The 8th of April is the feast day of Saint Julie Billiart (12 July 1751 — 8 April 1816). She is the patron saint against poverty; bodily ills; and disease.

Born in Cuvilly, France, Saint Julie Billiart’s family were large and prosperous farmers. She memorised the catechism by heart by the age of 7 years old and would teach it to her fellow playmates. At the age of nine, she received her first communion and took a vow of chastity. In her teens, she already had the reputation of being a saint. She worked in the fields when her family was in financial strife. However, when she was twenty-two she became paralysed and was bedridden for the next 22 years.

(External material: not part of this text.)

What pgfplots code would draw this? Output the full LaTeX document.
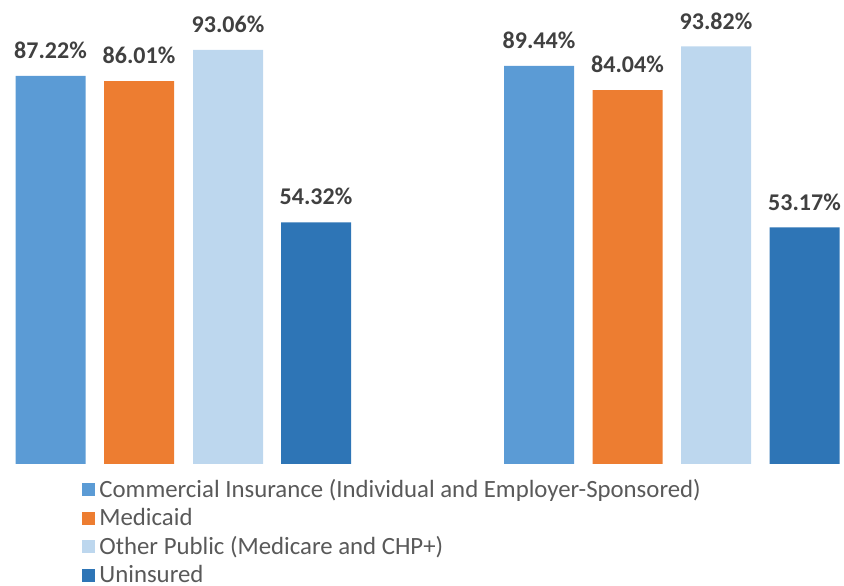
\documentclass[border=0pt]{standalone}
\usepackage{pgfplots}
\pgfplotsset{compat=1.18}
\usepackage{fontspec}
\setmainfont{Carlito}
\definecolor{cComm}{HTML}{5B9BD5}
\definecolor{cMed}{HTML}{ED7D31}
\definecolor{cOth}{HTML}{BDD7EE}
\definecolor{cUni}{HTML}{2E75B6}
\definecolor{txt}{HTML}{404040}
\definecolor{ltxt}{HTML}{595959}
\begin{document}
\begin{tikzpicture}
\begin{axis}[
  scale only axis,
  width=422pt, height=293pt,
  xmin=0, xmax=844,
  ymin=-27.42, ymax=104.27,
  hide axis,
  clip=false,
  ybar, bar shift=0pt, bar width=35pt,
  /pgf/number format/assume math mode=true,
  nodes near coords={\pgfmathprintnumber[fixed,fixed zerofill,precision=2]{\pgfplotspointmeta}\%},
  every node near coord/.append style={font=\fontsize{12}{13}\selectfont\bfseries, text=txt, yshift=5pt},
  legend style={draw=none, fill=none, at={(82/844,0.19)}, anchor=north west,
    font=\fontsize{12.4}{14}\selectfont, text=ltxt, cells={anchor=west},
    row sep=0pt, inner sep=0pt},
  legend image code/.code={\fill[#1] (0pt,-3.2pt) rectangle (6.5pt,3.3pt);},
]
\addplot[fill=cComm, draw=none] coordinates {(50.5,87.22) (539,89.44)};
\addlegendentry{Commercial Insurance (Individual and Employer-Sponsored)}
\addplot[fill=cMed, draw=none] coordinates {(139,86.01) (627.5,84.04)};
\addlegendentry{Medicaid}
\addplot[fill=cOth, draw=none] coordinates {(228,93.06) (716,93.82)};
\addlegendentry{Other Public (Medicare and CHP+)}
\addplot[fill=cUni, draw=none] coordinates {(316,54.32) (804.5,53.17)};
\addlegendentry{Uninsured}
\end{axis}
\pgfresetboundingbox
\path (current axis.south west) rectangle (current axis.north east);
\end{tikzpicture}
\end{document}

She received Holy Communion daily, made altar laces and linens, and catechised the children in the village who stood by her bedside. During the French Revolution, she helped the priests and was smuggled to safety while hidden in a hay cart. She hid in the home of a countess and soon had young and noble ladies around her bed whom she taught the interior life. From this group of ladies, she founded the Institute of the Sisters of Notre Dame, who educated girls and trained catechists. She made her vows in 1804 and was cured of her paralysis. She then made over a hundred journeys, founding 15 convents of her order.

Our Lady of Medjugorje

March 25, 2020 Message to Marija

Dear children! I am with you all these years to lead you to the way of salvation. Return to my Son; return to prayer and fasting. Little children, permit God to speak to your heart, because Satan is reigning and wants to destroy your lives and the earth on which you walk. Be courageous and decide for holiness. You will see conversion in your hearts and families; prayer will be heard; God will hear your cries and give you peace. I am with you and am blessing you all with my motherly blessing. Thank you for having responded to my call.